The state’s Office of Environmental Health Hazard Assessment recognizes that there’s a problem with Proposition 65 -- what agency spokesman Sam Delson called “overwarning.” In fact, come August, Proposition 65 warnings will have to more closely adhere to a “clear and reasonable” standard, informing people instead of merely frightening them.

But better signage won’t stop lawyers such as Raphael Metzger, who brought the Council for Education and Research on Toxics lawsuit. Metzger has previously said that he likes coffee and merely wants his acrylamide-free. Several coffee companies have already settled. Others fight on, knowing that a Proposition 65 warning would be an expensive new cost of doing business in California. It would be a bummer too.

I want to believe Metzger is suing for the right reasons, but he has given little cause for confidence, playing right into the Republican caricature of the greedy torts attorney.

Nathan A. Schachtman, a Manhattan lawyer specializing in health-effect claims, argues that the Council for Education and Research on Toxics, a supposed nonprofit is, in effect, nonexistent.

“I am not aware of any educational or research activities of CERT,” Schachtman wrote in an email, “but I am aware that CERT has sued in its own name, in several cases, in California. Even if CERT does not itself profit from these lawsuits, its counsel and alter ego would appear to do so.”

Wilson, the Harvard epidemiologist, understands the craze to label. “If you think cancer is due to these chemicals you can label and avoid, that’s comforting,” she said. But it is also delusive. A label isn’t going to reduce the fundamental, frustrating uncertainty inherent in modern life. 

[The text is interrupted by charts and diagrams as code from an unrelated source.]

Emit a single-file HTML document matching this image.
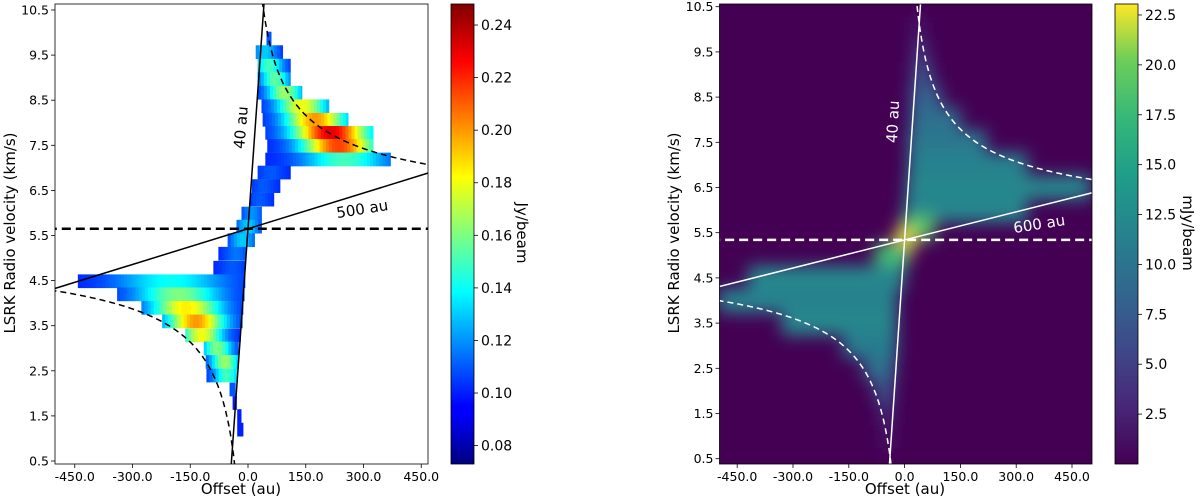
<!DOCTYPE html>
<html><head><meta charset="utf-8">
<style>
html,body{margin:0;padding:0;background:#fff;width:1200px;height:502px;overflow:hidden;}
svg{display:block;font-family:"DejaVu Sans","Liberation Sans",sans-serif;}
</style></head>
<body>
<svg id="fig" width="1200" height="502" viewBox="0 0 1200 502" xmlns="http://www.w3.org/2000/svg">
<defs>
<clipPath id="clipL"><rect x="55" y="4" width="373" height="460"/></clipPath>
<clipPath id="clipR"><rect x="719.5" y="4" width="372.5" height="460"/></clipPath>
<filter id="blurR" x="-10%" y="-10%" width="120%" height="120%"><feGaussianBlur stdDeviation="8"/></filter>
<linearGradient id="jetGrad" x1="0" y1="1" x2="0" y2="0">
<stop offset="0" stop-color="#000080"/><stop offset="0.11" stop-color="#0000ff"/><stop offset="0.125" stop-color="#0000ff"/>
<stop offset="0.375" stop-color="#00ffff"/><stop offset="0.625" stop-color="#ffff00"/><stop offset="0.875" stop-color="#ff0000"/><stop offset="1" stop-color="#800000"/>
</linearGradient>
<linearGradient id="virGrad" x1="0" y1="1" x2="0" y2="0">
<stop offset="0" stop-color="#440154"/><stop offset="0.13" stop-color="#482878"/><stop offset="0.25" stop-color="#3e4989"/><stop offset="0.38" stop-color="#31688e"/><stop offset="0.5" stop-color="#26828e"/><stop offset="0.63" stop-color="#1f9e89"/><stop offset="0.75" stop-color="#35b779"/><stop offset="0.88" stop-color="#6ece58"/><stop offset="1" stop-color="#fde725"/>
</linearGradient>
</defs>
<g id="left">
  <g id="cellsL" clip-path="url(#clipL)"></g>
  <g id="linesL" clip-path="url(#clipL)"></g>
  <rect x="55" y="4" width="373" height="460" fill="none" stroke="#000" stroke-width="0.8"/>
  <g id="ticksL"></g>
  <text x="241" y="494" font-size="15" text-anchor="middle">Offset (au)</text>
  <text transform="translate(15,233) rotate(-90)" font-size="15" text-anchor="middle">LSRK Radio velocity (km/s)</text>
  <text transform="translate(246,128) rotate(-85)" font-size="15" text-anchor="middle">40 au</text>
  <text transform="translate(363,214) rotate(-9)" font-size="15" text-anchor="middle">500 au</text>
  <rect x="451" y="4" width="23" height="460" fill="url(#jetGrad)" stroke="#000" stroke-width="0.8"/>
  <g id="cbL"></g>
  <text transform="translate(517,233) rotate(90)" font-size="15" text-anchor="middle">Jy/beam</text>
</g>
<g id="right">
  <rect x="719.5" y="4" width="372.5" height="460" fill="#440154"/>
  <g clip-path="url(#clipR)"><g id="cellsR" filter="url(#blurR)"></g></g>
  <g id="linesR" clip-path="url(#clipR)"></g>
  <rect x="719.5" y="4" width="372.5" height="460" fill="none" stroke="#000" stroke-width="0.8"/>
  <g id="ticksR"></g>
  <text x="905" y="494" font-size="15" text-anchor="middle">Offset (au)</text>
  <text transform="translate(679,233) rotate(-90)" font-size="15" text-anchor="middle">LSRK Radio velocity (km/s)</text>
  <text transform="translate(898,122) rotate(-87)" font-size="15" fill="#fff" text-anchor="middle">40 au</text>
  <text transform="translate(1040,229) rotate(-9)" font-size="15" fill="#fff" text-anchor="middle">600 au</text>
  <rect x="1115" y="4" width="23" height="460" fill="url(#virGrad)" stroke="#000" stroke-width="0.8"/>
  <g id="cbR"></g>
  <text transform="translate(1183,233) rotate(90)" font-size="15" text-anchor="middle">mJy/beam</text>
</g>
</svg>
<script>
// ---- data ----
const velTicks=[0.5,1.5,2.5,3.5,4.5,5.5,6.5,7.5,8.5,9.5,10.5];
const offTicks=[-450,-300,-150,0,150,300,450];
const cbTicksL=[0.08,0.10,0.12,0.14,0.16,0.18,0.20,0.22,0.24];
const cbTicksR=[2.5,5.0,7.5,10.0,12.5,15.0,17.5,20.0,22.5];
// left panel rows: channel velocity, extent min/max offset, peak offset, peak value (Jy/beam)
const rowVL=[9.87,9.57,9.27,8.97,8.67,8.37,8.07,7.78,7.49,7.19,6.90,6.60,6.30,5.99,5.70,5.40,5.10,4.79,4.49,4.20,3.90,3.60,3.29,3.00,2.70,2.40,2.09,1.79,1.50,1.20];
const xMinL=[48,20,25,25,25,35,38,45,50,45,25,10,5,-17,-30,-53,-77,-90,-442,-340,-277,-223,-163,-115,-110,-108,-48,-40,-28,-28];
const xMaxL=[60,90,110,110,140,210,260,325,325,370,110,83,67,35,35,17,-5,-8,-8,-10,-13,-15,-20,-25,-25,-30,-33,-30,-18,-13];
const peakXL=[55,45,55,70,95,140,175,215,235,250,60,40,30,10,0,-15,-30,-40,-200,-180,-160,-135,-120,-80,-60,-55,-40,-35,-23,-20];
const peakValL=[0.11,0.13,0.15,0.155,0.165,0.18,0.20,0.23,0.215,0.15,0.11,0.11,0.11,0.12,0.13,0.13,0.115,0.11,0.14,0.16,0.185,0.20,0.18,0.16,0.165,0.15,0.11,0.10,0.10,0.10];
// right panel rows: velocity, extent, mean value (mJy/beam)
const rowVR=[10.0,9.5,9.0,8.5,8.0,7.5,7.0,6.5,6.0,5.6,5.3,5.0,4.5,4.0,3.5,3.0,2.5,2.0,1.5,1.0,0.5];
const xMinR=[30,25,20,15,15,10,10,5,0,-10,-25,-80,-420,-500,-330,-165,-110,-80,-60,-50,-45];
const xMaxR=[45,60,75,100,150,220,330,500,330,80,25,10,0,-20,-20,-20,-25,-30,-35,-38,-40];
const valR=[4,5,6.5,8,9.5,10.5,11.5,12,12,19,23,18,12,11.5,12,11,9.5,7,5,4,3];
// model parameters
const vsysL=5.65, vsysR=5.34, keplerK=[30.8,30.0], slope40=[0.12,0.122], slopeOuter=[0.00264,0.00207];
// ---- axes ----
const yL=v=>10+(10.5-v)*45.1, xL=a=>248+a*0.385;
const yR=v=>6.7+(10.5-v)*45.2, xR=a=>904.6+a*0.372;
const NS="http://www.w3.org/2000/svg";
function mk(tag,attrs,parent){const e=document.createElementNS(NS,tag);for(const k in attrs)e.setAttribute(k,attrs[k]);parent.appendChild(e);return e;}
function lerpStops(stops,t){t=Math.max(0,Math.min(1,t));for(let i=1;i<stops.length;i++){if(t<=stops[i][0]){const a=stops[i-1],b=stops[i],f=(t-a[0])/(b[0]-a[0]||1);return 'rgb('+[0,1,2].map(j=>Math.round(a[1][j]+(b[1][j]-a[1][j])*f)).join(',')+')';}}const l=stops[stops.length-1][1];return 'rgb('+l.join(',')+')';}
const jet=[[0,[0,0,128]],[0.11,[0,0,255]],[0.125,[0,0,255]],[0.375,[0,255,255]],[0.625,[255,255,0]],[0.875,[255,0,0]],[1,[128,0,0]]];
const vir=[[0,[68,1,84]],[0.13,[72,40,120]],[0.25,[62,73,137]],[0.38,[49,104,142]],[0.5,[38,130,142]],[0.63,[31,158,137]],[0.75,[53,183,121]],[0.88,[110,206,88]],[1,[253,231,37]]];
// left heatmap cells
const cellsL=document.getElementById('cellsL');
const chW=0.295, cellAu=8;
rowVL.forEach((v,i)=>{
  const w=0.3*(xMaxL[i]-xMinL[i])+12;
  for(let a=xMinL[i];a<xMaxL[i];a+=cellAu){
    const a2=Math.min(a+cellAu,xMaxL[i]);const c=(a+a2)/2;
    const val=0.10+(peakValL[i]-0.10)*Math.exp(-Math.pow((c-peakXL[i])/w,2));
    const r=mk('rect',{x:xL(a),y:yL(v+chW/2),width:xL(a2)-xL(a)+0.4,height:yL(v-chW/2)-yL(v+chW/2)+0.4,fill:lerpStops(jet,(val-0.073)/(0.248-0.073))},cellsL);
    
    
  }
});
// right heatmap
const cellsR=document.getElementById('cellsR');
rowVR.forEach((v,i)=>{
  const r=mk('rect',{x:xR(xMinR[i]),y:yR(v+0.27),width:xR(xMaxR[i])-xR(xMinR[i]),height:yR(v-0.27)-yR(v+0.27),fill:lerpStops(vir,valR[i]/23.05)},cellsR);
  
  
});
// model lines
function lines(g,xf,yf,vs,k,s40,so,col,lw){
  const hl=mk('line',{x1:xf(-520),y1:yf(vs),x2:xf(520),y2:yf(vs),stroke:col,'stroke-width':lw+1,'stroke-dasharray':'9,5'},g);
  
  const l40=mk('line',{x1:xf(-50),y1:yf(vs-50*s40),x2:xf(50),y2:yf(vs+50*s40),stroke:col,'stroke-width':lw},g);
  
  const lo=mk('line',{x1:xf(-520),y1:yf(vs-520*so),x2:xf(520),y2:yf(vs+520*so),stroke:col,'stroke-width':lw},g);
  
  [1,-1].forEach(sg=>{let pts=[];for(let a=6;a<=520;a+=2){pts.push(xf(sg*a).toFixed(1)+','+yf(vs+sg*k/Math.sqrt(a)).toFixed(1));}
    const p=mk('polyline',{points:pts.join(' '),fill:'none',stroke:col,'stroke-width':lw,'stroke-dasharray':'6,4'},g);
    });
}
lines(document.getElementById('linesL'),xL,yL,vsysL,keplerK[0],slope40[0],slopeOuter[0],'#000',1.5);
lines(document.getElementById('linesR'),xR,yR,vsysR,keplerK[1],slope40[1],slopeOuter[1],'#fff',1.5);
// ticks
function ticks(g,xf,yf,x0,y1){
  velTicks.forEach(v=>{const y=yf(v);mk('line',{x1:x0-4,y1:y,x2:x0,y2:y,stroke:'#000','stroke-width':0.8},g);
    const t=mk('text',{x:x0-6,y:y+4.5,'font-size':12.5,'text-anchor':'end'},g);t.textContent=v.toFixed(1);
    });
  offTicks.forEach(a=>{const x=xf(a);mk('line',{x1:x,y1:y1,x2:x,y2:y1+4,stroke:'#000','stroke-width':0.8},g);
    const t=mk('text',{x:x,y:y1+17,'font-size':12.5,'text-anchor':'middle'},g);t.textContent=a.toFixed(1);
    });
}
ticks(document.getElementById('ticksL'),xL,yL,55,464);
ticks(document.getElementById('ticksR'),xR,yR,719.5,464);
function cbt(g,arr,x,yf,dec){arr.forEach(v=>{const y=yf(v);mk('line',{x1:x,y1:y,x2:x+4,y2:y,stroke:'#000','stroke-width':0.8},g);
  const t=mk('text',{x:x+7,y:y+5,'font-size':14},g);t.textContent=v.toFixed(dec);
  });}
cbt(document.getElementById('cbL'),cbTicksL,474,v=>464-(v-0.073)/(0.248-0.073)*460,2);
cbt(document.getElementById('cbR'),cbTicksR,1138,v=>464-v/23.05*460,1);
</script>
</body></html>
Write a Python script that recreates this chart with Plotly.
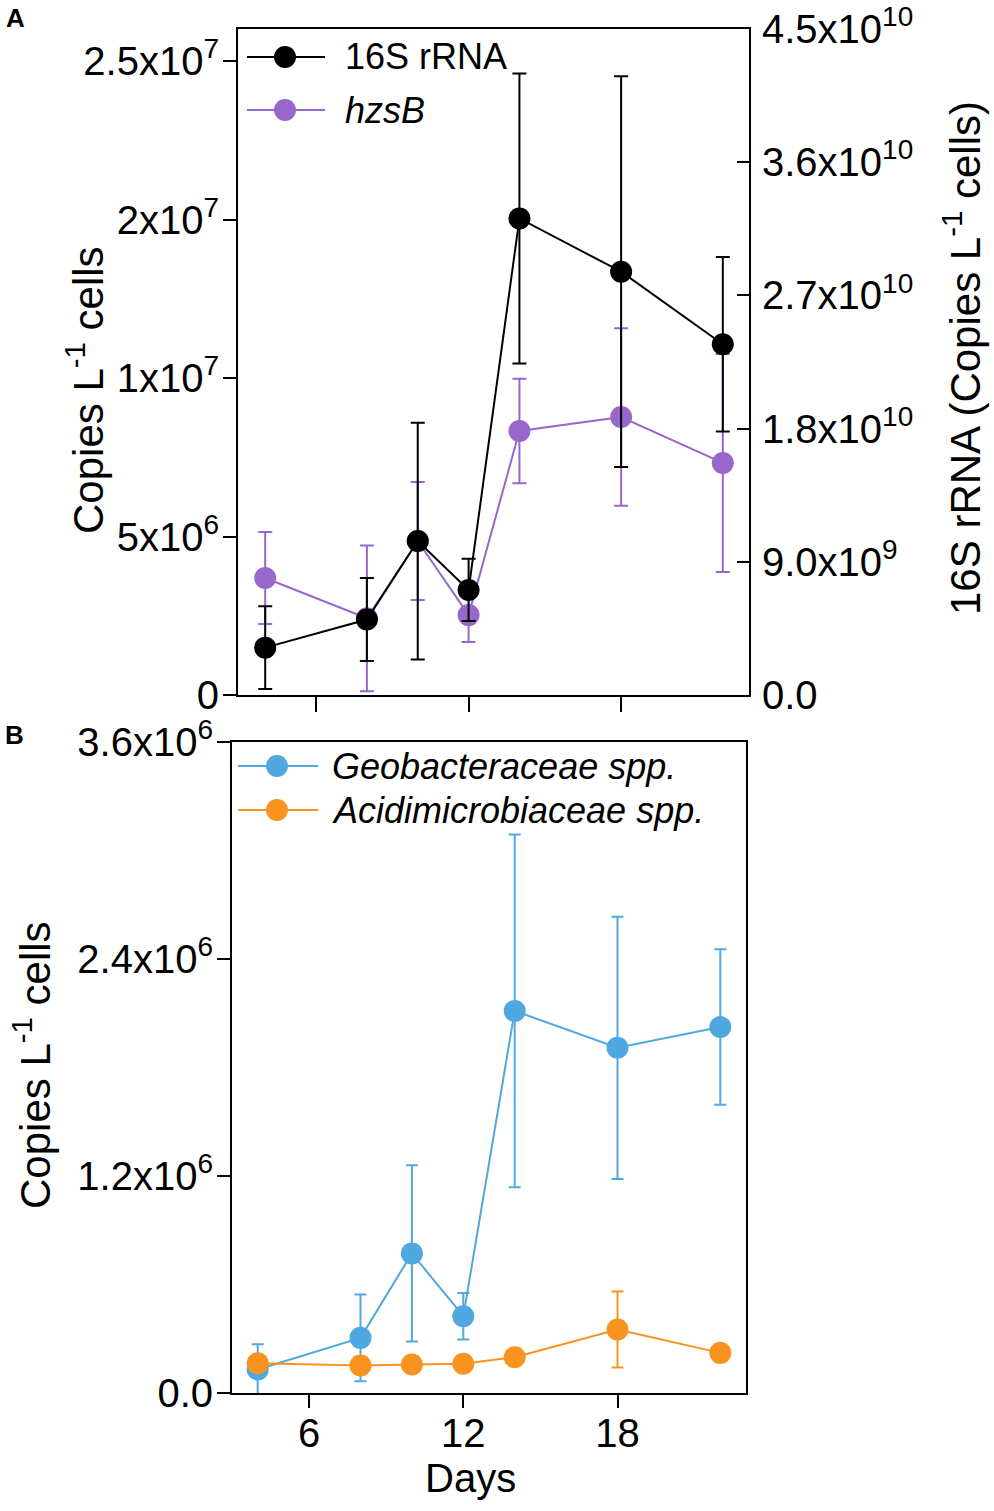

If you find that disturbing, you can always stop drinking coffee and, just to be safe, move to a cabin in Siskiyou County while you’re at it. No pesticides or electromagnetic frequencies will reach you there. But you will have to do something about the mountain lions and bears.


By Alexander Nazaryan

Alexander Nazaryan is a senior writer for Newsweek covering national affairs. -- Ed.